* start *

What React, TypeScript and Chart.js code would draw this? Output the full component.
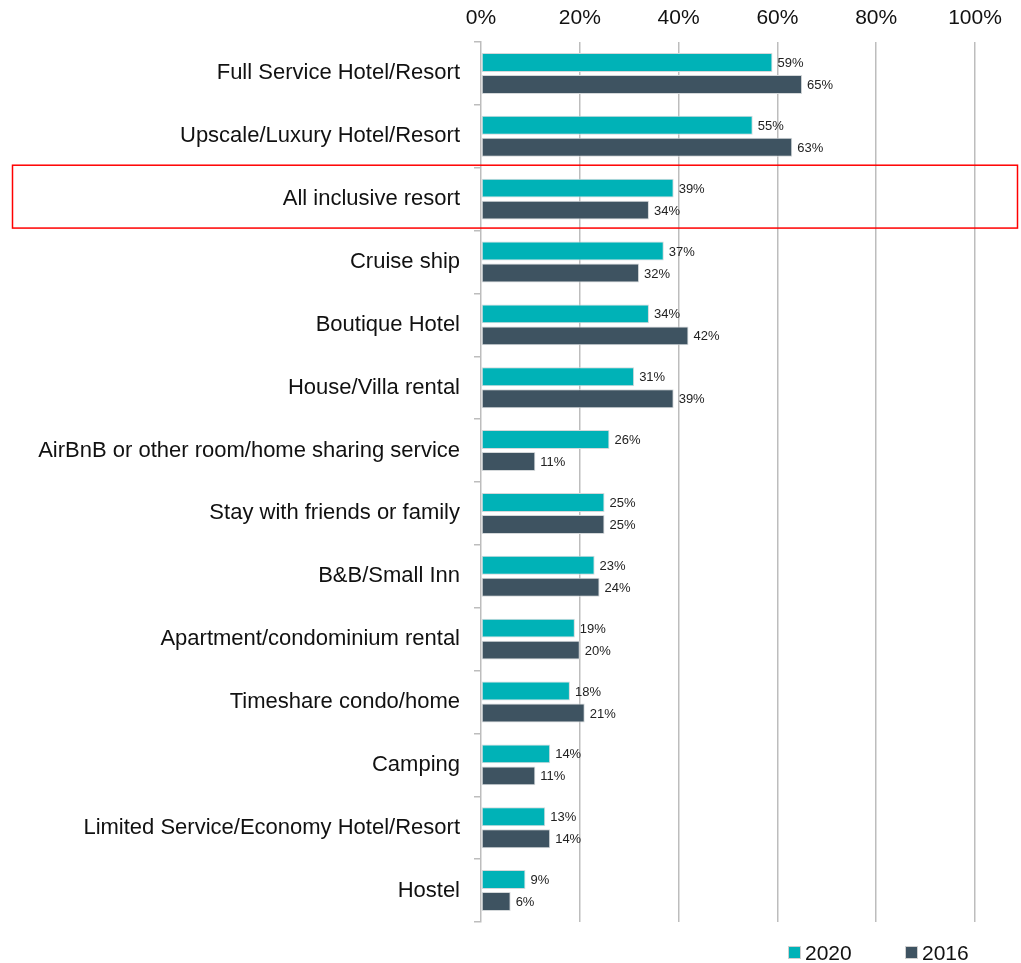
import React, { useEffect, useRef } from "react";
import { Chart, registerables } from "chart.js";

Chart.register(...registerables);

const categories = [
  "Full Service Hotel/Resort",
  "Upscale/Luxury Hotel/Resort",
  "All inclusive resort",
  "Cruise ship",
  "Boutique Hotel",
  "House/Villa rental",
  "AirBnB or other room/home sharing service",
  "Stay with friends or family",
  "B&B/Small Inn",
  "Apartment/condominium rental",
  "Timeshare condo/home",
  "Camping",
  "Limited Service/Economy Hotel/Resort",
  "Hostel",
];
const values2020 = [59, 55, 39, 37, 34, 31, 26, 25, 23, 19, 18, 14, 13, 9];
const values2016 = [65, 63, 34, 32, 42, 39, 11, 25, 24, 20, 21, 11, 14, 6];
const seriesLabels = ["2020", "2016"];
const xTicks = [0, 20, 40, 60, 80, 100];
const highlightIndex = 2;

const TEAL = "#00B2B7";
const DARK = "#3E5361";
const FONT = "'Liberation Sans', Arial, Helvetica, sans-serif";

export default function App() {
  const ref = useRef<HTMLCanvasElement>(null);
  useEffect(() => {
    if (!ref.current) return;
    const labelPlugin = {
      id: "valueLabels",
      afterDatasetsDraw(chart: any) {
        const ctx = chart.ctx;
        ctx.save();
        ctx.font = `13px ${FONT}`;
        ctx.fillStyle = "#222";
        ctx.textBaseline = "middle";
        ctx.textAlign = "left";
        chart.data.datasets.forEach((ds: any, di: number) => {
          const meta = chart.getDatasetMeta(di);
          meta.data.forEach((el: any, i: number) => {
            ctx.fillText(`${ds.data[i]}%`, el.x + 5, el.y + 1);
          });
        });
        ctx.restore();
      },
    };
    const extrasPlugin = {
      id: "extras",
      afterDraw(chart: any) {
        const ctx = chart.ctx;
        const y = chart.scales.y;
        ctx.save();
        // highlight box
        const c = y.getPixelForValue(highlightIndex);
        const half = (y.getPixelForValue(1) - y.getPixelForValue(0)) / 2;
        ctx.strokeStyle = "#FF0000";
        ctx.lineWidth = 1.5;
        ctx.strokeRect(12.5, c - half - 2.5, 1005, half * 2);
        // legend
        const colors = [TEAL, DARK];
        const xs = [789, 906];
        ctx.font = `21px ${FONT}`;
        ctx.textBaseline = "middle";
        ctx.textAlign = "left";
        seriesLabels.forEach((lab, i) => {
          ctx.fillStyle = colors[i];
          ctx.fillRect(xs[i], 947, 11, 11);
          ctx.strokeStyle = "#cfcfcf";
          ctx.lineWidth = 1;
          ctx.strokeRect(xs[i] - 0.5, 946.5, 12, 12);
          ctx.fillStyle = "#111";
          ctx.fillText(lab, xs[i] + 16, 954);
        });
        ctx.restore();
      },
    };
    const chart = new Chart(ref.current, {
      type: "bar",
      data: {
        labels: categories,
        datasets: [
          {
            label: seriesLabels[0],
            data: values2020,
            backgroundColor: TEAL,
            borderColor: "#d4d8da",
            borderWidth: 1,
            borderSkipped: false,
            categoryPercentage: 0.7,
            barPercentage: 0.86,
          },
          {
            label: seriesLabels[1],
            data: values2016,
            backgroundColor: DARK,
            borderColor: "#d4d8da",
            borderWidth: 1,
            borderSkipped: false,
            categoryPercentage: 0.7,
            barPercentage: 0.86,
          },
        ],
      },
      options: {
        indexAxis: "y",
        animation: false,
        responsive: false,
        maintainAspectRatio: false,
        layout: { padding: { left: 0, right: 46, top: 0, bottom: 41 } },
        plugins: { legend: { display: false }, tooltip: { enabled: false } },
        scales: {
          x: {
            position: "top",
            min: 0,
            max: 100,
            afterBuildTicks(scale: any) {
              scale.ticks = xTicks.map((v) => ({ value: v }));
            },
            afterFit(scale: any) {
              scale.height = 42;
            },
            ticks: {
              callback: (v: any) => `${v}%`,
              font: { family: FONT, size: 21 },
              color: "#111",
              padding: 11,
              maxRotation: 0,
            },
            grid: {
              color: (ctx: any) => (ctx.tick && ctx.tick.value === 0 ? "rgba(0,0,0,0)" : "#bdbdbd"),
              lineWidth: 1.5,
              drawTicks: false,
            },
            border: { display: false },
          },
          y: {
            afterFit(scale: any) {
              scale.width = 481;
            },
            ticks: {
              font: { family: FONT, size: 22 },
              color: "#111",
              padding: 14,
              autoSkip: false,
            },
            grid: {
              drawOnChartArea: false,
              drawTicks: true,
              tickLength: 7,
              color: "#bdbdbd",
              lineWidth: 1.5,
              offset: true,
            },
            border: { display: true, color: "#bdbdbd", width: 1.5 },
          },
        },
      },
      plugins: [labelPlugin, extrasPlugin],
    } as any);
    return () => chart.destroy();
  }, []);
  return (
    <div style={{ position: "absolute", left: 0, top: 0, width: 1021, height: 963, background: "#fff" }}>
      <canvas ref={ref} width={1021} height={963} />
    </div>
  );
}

* end *

[Aim of the exercise]
Starting with the first line of the data above and ending with the line containing "Chart.register(...registerables);", please restate every line exactly, leaving images out.

[Written solution]
What React, TypeScript and Chart.js code would draw this? Output the full component.
import React, { useEffect, useRef } from "react";
import { Chart, registerables } from "chart.js";

Chart.register(...registerables);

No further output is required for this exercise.